Starting with the first line below, extract each line through the one that contains "from matplotlib.transforms import", inclusive, excluding pictures.

----

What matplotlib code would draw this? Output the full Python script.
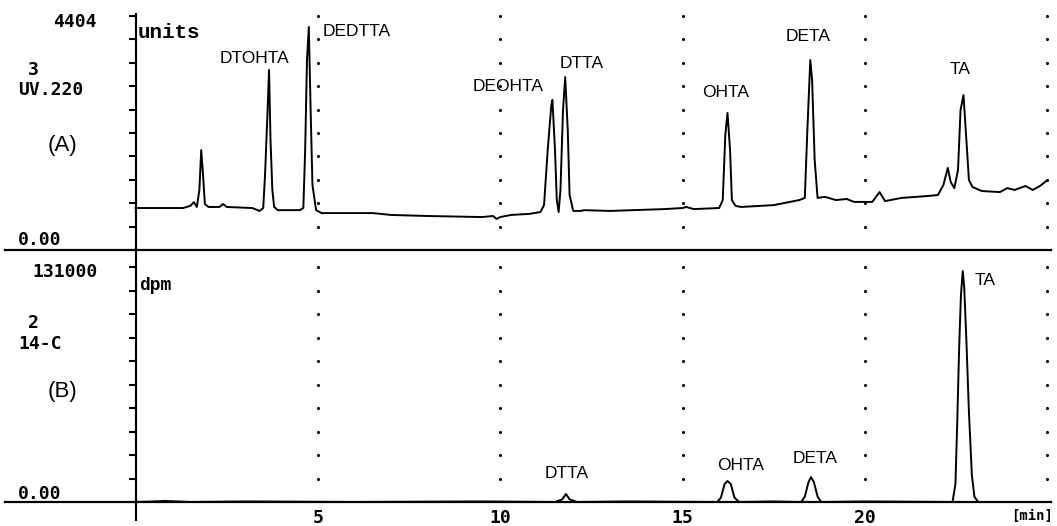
"""Radio-HPLC chromatogram: UV 220 nm trace (A) and 14-C flow trace (B)."""

import matplotlib

matplotlib.use("Agg")
import matplotlib.pyplot as plt
from matplotlib.lines import Line2D
from matplotlib.transforms import blended_transform_factory

# --- data ----------------------------------------------------------------
# (A) UV 220 trace, retention time in min and signal in units (full scale 4404)
uv_time = [
    0.0, 1.3, 1.5, 1.6, 1.68, 1.75, 1.8, 1.85, 1.9, 2.0, 2.3, 2.4, 2.5,
    3.2, 3.4, 3.5, 3.55, 3.62, 3.66, 3.7, 3.75, 3.8, 3.9, 4.5, 4.6, 4.65,
    4.7, 4.75, 4.8, 4.85, 4.95, 5.1, 6.5, 7.0, 8.0, 9.5, 9.8, 9.9, 10.0,
    10.3, 10.8, 11.1, 11.2, 11.3, 11.4, 11.43, 11.5, 11.55, 11.6, 11.65,
    11.72, 11.78, 11.85, 11.9, 12.0, 12.2, 12.3, 13.0, 14.5, 15.0, 15.1,
    15.3, 16.0, 16.1, 16.17, 16.23, 16.3, 16.35, 16.45, 16.6, 17.5, 18.2,
    18.35, 18.42, 18.5, 18.55, 18.62, 18.7, 18.9, 19.2, 19.5, 19.7, 20.2,
    20.4, 20.55, 21.0, 21.7, 22.0, 22.15, 22.27, 22.35, 22.45, 22.55,
    22.62, 22.7, 22.78, 22.85, 22.95, 23.2, 23.7, 23.9, 24.1, 24.4, 24.6,
    24.8, 25.0,
]
uv_signal = [
    790, 790, 830, 900, 810, 1130, 1880, 1410, 865, 810, 810, 865, 810,
    790, 735, 790, 1410, 2635, 3390, 2070, 1130, 810, 750, 750, 790, 1880,
    3575, 4197, 2635, 1225, 750, 695, 695, 660, 640, 620, 640, 585, 620,
    660, 680, 715, 845, 1880, 2730, 2825, 1880, 940, 715, 1130,
    2635, 3255, 2260, 1035, 735, 735, 750, 735, 770, 790, 810,
    770, 790, 940, 2165, 2580, 1880, 940, 830, 810, 845, 940,
    980, 2260, 3575, 3200, 1695, 980, 1000, 940, 960, 905, 905,
    1090, 920, 980, 1015, 1035, 1225, 1545, 1280, 1165, 1505,
    2635, 2915, 2070, 1315, 1185, 1110, 1090, 1165, 1130, 1205, 1130,
    1205, 1315,
]
uv_full_scale = 4404

# (B) 14-C trace, retention time in min and activity in dpm (full scale 131000)
c14_time = [
    0.0, 0.5, 0.8, 1.5, 3.0, 6.0, 9.5, 11.5, 11.7, 11.8, 11.9, 12.1,
    13.5, 15.95, 16.05, 16.15, 16.23, 16.32, 16.42, 16.55, 17.5, 18.25,
    18.35, 18.45, 18.52, 18.6, 18.7, 18.8, 20.0, 22.4, 22.48, 22.53,
    22.58, 22.63, 22.68, 22.72, 22.78, 22.85, 22.93, 23.0, 23.1, 25.0,
]
c14_dpm = [
    0, 300, 600, 0, 300, 0, 300, 0, 1500, 4460, 1500, 0,
    300, 0, 2500, 10000, 11700, 10000, 2500, 0, 300, 0,
    3000, 11000, 13900, 11000, 3000, 0, 300, 0, 10000, 45000,
    85000, 115000, 128700, 120000, 90000, 50000, 15000, 3000, 0, 0,
]
c14_full_scale = 131000

grid_minutes = [5, 10, 15, 20, 25]
tick_minutes = [5, 10, 15, 20]
tick_labels = ["5", "10", "15", "20"]

uv_peaks = ["DTOHTA", "DEDTTA", "DEOHTA", "DTTA", "OHTA", "DETA", "TA"]
uv_peak_pos = [(2.31, 3595), (5.13, 4103), (9.25, 3086), (11.63, 3519),
               (15.53, 2955), (17.83, 4009), (22.33, 3388)]
c14_peaks = ["DTTA", "OHTA", "DETA", "TA"]
c14_peak_pos = [(11.22, 16150), (15.94, 20600), (18.02, 24500), (23.0, 123650)]

MONO = "DejaVu Sans Mono"
TYPE = "Liberation Mono"
SANS = "Liberation Sans"

fig = plt.figure(figsize=(10.57, 5.26), dpi=100)
W, H = 1057, 526

ax_a = fig.add_axes([5 / W, 1 - 250 / H, 1046 / W, 234 / H])
ax_b = fig.add_axes([5 / W, 1 - 502 / H, 1046 / W, 235 / H])


def style_panel(ax, full_scale):
    ax.set_xlim(-3.58, 25.1)
    ax.set_ylim(0, full_scale)
    for side in ("top", "right"):
        ax.spines[side].set_visible(False)
    ax.spines["left"].set_position(("data", 0))
    ax.spines["left"].set_linewidth(1.5)
    ax.spines["bottom"].set_position(("data", 0))
    ax.spines["bottom"].set_linewidth(1.6)
    levels = [full_scale * k / 10 for k in range(11)]
    ax.set_yticks(levels)
    ax.set_yticklabels([])
    ax.tick_params(axis="y", direction="out", length=5, width=1.5)
    ax.set_xticks([])
    # dotted time grid: one dot per y tick level
    for t in grid_minutes:
        ax.plot([t] * 10, levels[1:], ls="none", marker="o", ms=1.2,
                color="black", clip_on=False)


style_panel(ax_a, uv_full_scale)
style_panel(ax_b, c14_full_scale)

ax_a.plot(uv_time, uv_signal, color="black", lw=1.4)
ax_b.plot(c14_time, c14_dpm, color="black", lw=1.4)

for name, (x, y) in zip(uv_peaks, uv_peak_pos):
    ax_a.text(x, y, name, fontsize=12.5, family=SANS, va="center")
for name, (x, y) in zip(c14_peaks, c14_peak_pos):
    ax_b.text(x, y, name, fontsize=12.5, family=SANS, va="center")

# continuous y axis line through both panels
trans = blended_transform_factory(ax_b.transData, fig.transFigure)
fig.add_artist(Line2D([0, 0], [1 - 520 / H, 1 - 14 / H], transform=trans,
                      color="black", lw=1.5))

# channel annotations in the left margin
def margin(x, y, s, **kw):
    fig.text(x / W, 1 - y / H, s, va="center", **kw)


bold = dict(family=MONO, fontweight="bold", fontsize=13)
margin(97, 22, "4404", ha="right", **bold)
margin(28, 70, "3", **bold)
margin(18, 90, "UV.220", **bold)
margin(48, 145, "(A)", family=SANS, fontsize=16)
margin(18, 240, "0.00", **bold)
margin(138, 33, "units", family=TYPE, fontweight="bold", fontsize=15)

margin(98, 272, "131000", ha="right", **bold)
margin(28, 323, "2", **bold)
margin(18, 344, "14-C", **bold)
margin(48, 392, "(B)", family=SANS, fontsize=16)
margin(18, 494, "0.00", **bold)
margin(139, 286, "dpm", family=TYPE, fontweight="bold", fontsize=13)

# time axis labels under the lower panel
tick_trans = blended_transform_factory(ax_b.transData, ax_b.transAxes)
for t, lab in zip(tick_minutes, tick_labels):
    ax_b.text(t, -0.03, lab, transform=tick_trans, ha="center", va="top",
              family=MONO, fontweight="bold", fontsize=13)
margin(1053, 516, "[min]", ha="right", family=MONO, fontweight="bold", fontsize=10)

fig.savefig("out.png", dpi=100)
plt.close(fig)
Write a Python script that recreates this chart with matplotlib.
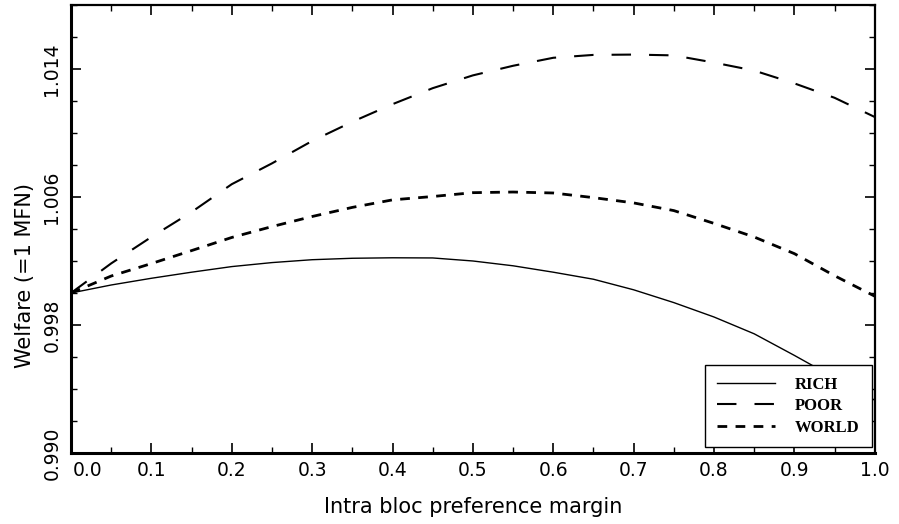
import numpy as np
import matplotlib
matplotlib.use("Agg")
import matplotlib.pyplot as plt
from matplotlib.ticker import MultipleLocator, FixedLocator
import matplotlib.transforms as mtransforms

plt.rcParams['lines.scale_dashes'] = False

# preference margin
margin = [0.00, 0.05, 0.10, 0.15, 0.20, 0.25, 0.30, 0.35, 0.40, 0.45, 0.50,
          0.55, 0.60, 0.65, 0.70, 0.75, 0.80, 0.85, 0.90, 0.95, 1.00]

# welfare relative to MFN
rich = [1.0000, 1.0005, 1.00092, 1.0013, 1.00165, 1.0019, 1.00208, 1.00217, 1.0022, 1.00219, 1.0020,
        1.0017, 1.0013, 1.00086, 1.0002, 0.9994, 0.9985, 0.99745, 0.9961, 0.9947, 0.9933]
poor = [1.0000, 1.00185, 1.0035, 1.00506, 1.0068, 1.0081, 1.0095, 1.0107, 1.0118, 1.0128, 1.0136,
        1.0142, 1.0147, 1.01488, 1.0149, 1.01485, 1.0144, 1.0139, 1.0131, 1.0122, 1.0110]
world = [1.0000, 1.00106, 1.00184, 1.00265, 1.00347, 1.00415, 1.00478, 1.00535, 1.00582, 1.00603, 1.00627,
         1.00631, 1.00625, 1.00596, 1.00563, 1.00515, 1.00435, 1.0035, 1.00246, 1.00108, 0.9998]

xticks = [0.0, 0.1, 0.2, 0.3, 0.4, 0.5, 0.6, 0.7, 0.8, 0.9, 1.0]
yticks = [0.990, 0.998, 1.006, 1.014]

fig = plt.figure(figsize=(8.99, 5.24), dpi=100)
ax = fig.add_axes([0.079, 0.1355, 0.894, 0.855])

ax.plot(margin, rich, color='black', lw=1.0, label='RICH')
ax.plot(margin, poor, color='black', lw=1.5, dashes=(14, 13), label='POOR')
ax.plot(margin, world, color='black', lw=2.0, dashes=(7, 6), label='WORLD')

ax.set_xlim(0, 1.0)
ax.set_ylim(0.990, 1.018)

ax.xaxis.set_major_locator(FixedLocator(xticks))
ax.xaxis.set_minor_locator(MultipleLocator(0.05))
ax.yaxis.set_major_locator(FixedLocator(yticks))
ax.yaxis.set_minor_locator(MultipleLocator(0.002))
ax.set_xticklabels(['%.1f' % t for t in xticks])
ax.set_yticklabels(['%.3f' % t for t in yticks], rotation=90, va='center')

ax.tick_params(which='both', direction='in', top=True, right=True,
               labelsize=13.5, colors='black')
ax.tick_params(which='major', length=7, width=1.2, pad=6)
ax.tick_params(which='minor', length=4, width=1.0)
ax.tick_params(axis='y', which='major', pad=7)

# shift first x label away from the y labels
lab0 = ax.get_xticklabels()[0]
lab0.set_transform(lab0.get_transform() +
                   mtransforms.ScaledTranslation(0.17, 0, fig.dpi_scale_trans))

for side in ['left', 'bottom']:
    ax.spines[side].set_linewidth(2.2)
for side in ['top', 'right']:
    ax.spines[side].set_linewidth(1.6)

ax.set_xlabel('Intra bloc preference margin', fontsize=15, labelpad=12)
ax.set_ylabel('Welfare (=1 MFN)', fontsize=15)
ax.yaxis.set_label_coords(-0.045, 0.397)

leg = ax.legend(loc='lower right', bbox_to_anchor=(0.996, 0.013),
                fancybox=False, framealpha=1, edgecolor='black',
                handlelength=3.5, handletextpad=1.2, borderpad=0.7,
                labelspacing=0.33, borderaxespad=0,
                prop={'family': 'Liberation Serif', 'weight': 'bold', 'size': 12})
leg.get_frame().set_linewidth(1.0)

fig.savefig('out.png', dpi=100)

----

The completed task >>
What matplotlib code would draw this? Output the full Python script.
"""Radio-HPLC chromatogram: UV 220 nm trace (A) and 14-C flow trace (B)."""

import matplotlib

matplotlib.use("Agg")
import matplotlib.pyplot as plt
from matplotlib.lines import Line2D
from matplotlib.transforms import blended_transform_factory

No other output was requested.